The stock markets have had a bumpy start to 2022, and with the current geopolitical instability, it’s possible the uncertain times will continue. Many investors consider gold as the ultimate asset in unpredictable times. I prefer holding an exchange-traded commodity (ETC) rather than physical gold. Once again I’m looking at why I consider iShares Physical Gold ETC (LSE: SGLN) one of the best ‘safe haven’ funds for my own portfolio.
My safe haven hedge against uncertainty
I’ve been holding iShares Physical Gold ETC for some time now. This fund tracks the spot price of gold, but trades like a share so can be bought and sold through most online brokers.
Its place in my portfolio is justified for two reasons. First, gold has long been considered a hedge against inflation. Simply put, inflation decreases the purchasing power of a currency, so you need more currency to buy the same amount of gold.
Second, gold can provide protection against a sudden market downturn. The price of gold is largely seen as negatively correlated with stock prices, since when the market collapses, investors often flock to the asset as a safe haven.
For example, when equity markets see a negative shock, like they did in March 2020, physical assets like gold tend to rise.
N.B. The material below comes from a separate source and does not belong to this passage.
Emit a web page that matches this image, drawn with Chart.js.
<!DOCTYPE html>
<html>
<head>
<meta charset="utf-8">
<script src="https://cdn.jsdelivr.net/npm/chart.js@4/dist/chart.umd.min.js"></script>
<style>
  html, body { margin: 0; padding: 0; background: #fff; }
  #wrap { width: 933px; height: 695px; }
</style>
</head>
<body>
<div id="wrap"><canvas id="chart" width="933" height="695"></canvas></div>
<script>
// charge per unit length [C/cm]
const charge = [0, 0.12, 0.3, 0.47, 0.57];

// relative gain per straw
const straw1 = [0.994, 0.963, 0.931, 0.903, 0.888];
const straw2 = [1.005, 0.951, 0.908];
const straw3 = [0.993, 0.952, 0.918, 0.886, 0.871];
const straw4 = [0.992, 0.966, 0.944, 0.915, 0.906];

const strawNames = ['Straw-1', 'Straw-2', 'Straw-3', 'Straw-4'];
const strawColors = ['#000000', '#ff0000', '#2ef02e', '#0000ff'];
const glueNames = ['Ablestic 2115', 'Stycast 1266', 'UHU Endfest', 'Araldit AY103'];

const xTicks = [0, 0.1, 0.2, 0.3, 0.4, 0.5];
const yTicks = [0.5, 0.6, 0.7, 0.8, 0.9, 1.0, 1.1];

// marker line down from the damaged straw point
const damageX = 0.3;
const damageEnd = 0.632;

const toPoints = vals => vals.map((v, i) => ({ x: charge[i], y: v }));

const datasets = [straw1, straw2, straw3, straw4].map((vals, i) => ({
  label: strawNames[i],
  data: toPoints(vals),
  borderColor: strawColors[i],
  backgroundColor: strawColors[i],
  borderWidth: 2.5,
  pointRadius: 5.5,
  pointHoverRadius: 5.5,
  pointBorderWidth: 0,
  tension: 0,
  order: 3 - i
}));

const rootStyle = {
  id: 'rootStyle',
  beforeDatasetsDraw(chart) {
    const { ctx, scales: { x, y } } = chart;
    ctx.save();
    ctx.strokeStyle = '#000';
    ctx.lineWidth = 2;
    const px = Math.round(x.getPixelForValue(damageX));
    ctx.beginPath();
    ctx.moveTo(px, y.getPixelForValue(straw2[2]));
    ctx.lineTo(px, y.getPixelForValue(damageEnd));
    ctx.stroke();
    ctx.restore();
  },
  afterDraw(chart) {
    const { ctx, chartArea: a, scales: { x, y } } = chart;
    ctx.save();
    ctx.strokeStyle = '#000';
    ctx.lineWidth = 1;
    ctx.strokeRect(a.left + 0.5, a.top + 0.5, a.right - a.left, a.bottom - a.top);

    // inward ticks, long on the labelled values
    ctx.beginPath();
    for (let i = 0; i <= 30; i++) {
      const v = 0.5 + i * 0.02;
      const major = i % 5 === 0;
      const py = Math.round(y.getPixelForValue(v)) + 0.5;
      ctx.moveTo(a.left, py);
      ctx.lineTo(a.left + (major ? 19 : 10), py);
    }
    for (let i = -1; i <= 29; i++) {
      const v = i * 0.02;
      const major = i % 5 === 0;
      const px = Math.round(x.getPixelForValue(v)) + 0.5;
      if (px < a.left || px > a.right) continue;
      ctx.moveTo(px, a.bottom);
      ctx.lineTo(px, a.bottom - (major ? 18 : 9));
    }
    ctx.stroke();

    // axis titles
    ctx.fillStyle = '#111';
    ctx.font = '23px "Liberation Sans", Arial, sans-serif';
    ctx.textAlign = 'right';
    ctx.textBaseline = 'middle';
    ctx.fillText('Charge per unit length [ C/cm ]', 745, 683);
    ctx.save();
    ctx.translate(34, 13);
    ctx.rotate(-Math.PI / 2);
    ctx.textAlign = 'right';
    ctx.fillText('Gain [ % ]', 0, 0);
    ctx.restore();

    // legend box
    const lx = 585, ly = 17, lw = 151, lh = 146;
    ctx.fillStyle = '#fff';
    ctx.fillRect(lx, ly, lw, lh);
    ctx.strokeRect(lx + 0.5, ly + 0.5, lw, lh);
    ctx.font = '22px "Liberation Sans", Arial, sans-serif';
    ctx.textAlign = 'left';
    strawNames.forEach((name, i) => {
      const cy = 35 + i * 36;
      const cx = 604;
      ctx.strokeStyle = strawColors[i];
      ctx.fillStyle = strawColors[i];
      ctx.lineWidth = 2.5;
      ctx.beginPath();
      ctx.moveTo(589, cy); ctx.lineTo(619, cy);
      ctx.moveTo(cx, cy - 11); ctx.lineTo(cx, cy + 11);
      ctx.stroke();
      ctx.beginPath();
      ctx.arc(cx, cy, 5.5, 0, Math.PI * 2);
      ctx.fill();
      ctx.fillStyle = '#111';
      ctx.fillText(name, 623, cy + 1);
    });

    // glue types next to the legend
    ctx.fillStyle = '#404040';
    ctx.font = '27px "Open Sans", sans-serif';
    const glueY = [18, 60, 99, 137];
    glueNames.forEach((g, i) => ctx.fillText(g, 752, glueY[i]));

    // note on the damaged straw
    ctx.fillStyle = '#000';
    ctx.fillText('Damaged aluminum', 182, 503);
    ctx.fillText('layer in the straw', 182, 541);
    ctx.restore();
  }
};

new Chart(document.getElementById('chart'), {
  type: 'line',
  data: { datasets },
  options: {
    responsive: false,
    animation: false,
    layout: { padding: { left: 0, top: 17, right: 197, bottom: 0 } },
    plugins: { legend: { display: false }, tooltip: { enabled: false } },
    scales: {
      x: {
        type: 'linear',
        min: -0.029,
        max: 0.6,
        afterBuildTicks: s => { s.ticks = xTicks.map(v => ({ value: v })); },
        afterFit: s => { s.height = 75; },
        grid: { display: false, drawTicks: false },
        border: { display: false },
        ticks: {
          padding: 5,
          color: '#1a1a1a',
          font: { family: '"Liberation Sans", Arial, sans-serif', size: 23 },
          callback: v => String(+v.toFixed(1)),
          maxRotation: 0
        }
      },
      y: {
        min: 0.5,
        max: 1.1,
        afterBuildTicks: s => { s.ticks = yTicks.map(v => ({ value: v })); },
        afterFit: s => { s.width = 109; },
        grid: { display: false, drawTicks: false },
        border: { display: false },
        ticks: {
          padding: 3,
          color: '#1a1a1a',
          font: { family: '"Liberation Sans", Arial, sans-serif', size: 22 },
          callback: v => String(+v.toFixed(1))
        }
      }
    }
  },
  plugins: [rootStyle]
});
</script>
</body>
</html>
In fact, looking at 2020 as a whole, the FTSE 100 fell more than 14%. In contrast, gold had one of its best years in a decade.
What could happen to the price of this ETC?
This ETC has been trading since 2011 and since then, I believe there have been a couple of notable stock market falls. During 2018, when the FTSE 100 declined by around 12% in the year, the price of this fund rose by over 3%. Also, during 2020 it increased by almost 20%.
2021 was a good year for stock markets and during the course of the year, this ETC fell by almost 6%. However, 2022 already seems to be shaping up differently and we have already seen a general decline in stock markets. In comparison, iShares Physical Gold ETC has enjoyed a 4% price rise year-to-date. Although I could be wrong, it’s possible that this fund will see further gains.
Worries about inflation, rising interest rates, and escalating geopolitical tensions might well see investors rushing to protect their wealth. This could drive up prices of ‘safe haven’ assets including gold. If so, iShares Physical Gold ETC should also see a price rise.
Nothing is certain, of course. Gold does not pay any dividends and so the return is entirely dependent on the price appreciation of the asset. It’s possible investors might shun the precious metal in favour of alternatives such as high dividend-yielding shares. In this scenario, maybe the price of this ETC will fall.
However, I think the key to building any resilient investment portfolio is diversification and I still think of iShares Physical Gold ETC is one of the best safe haven funds for my portfolio. I’m happy to continue holding a small allocation of it within my portfolio as a hedge against turbulent times.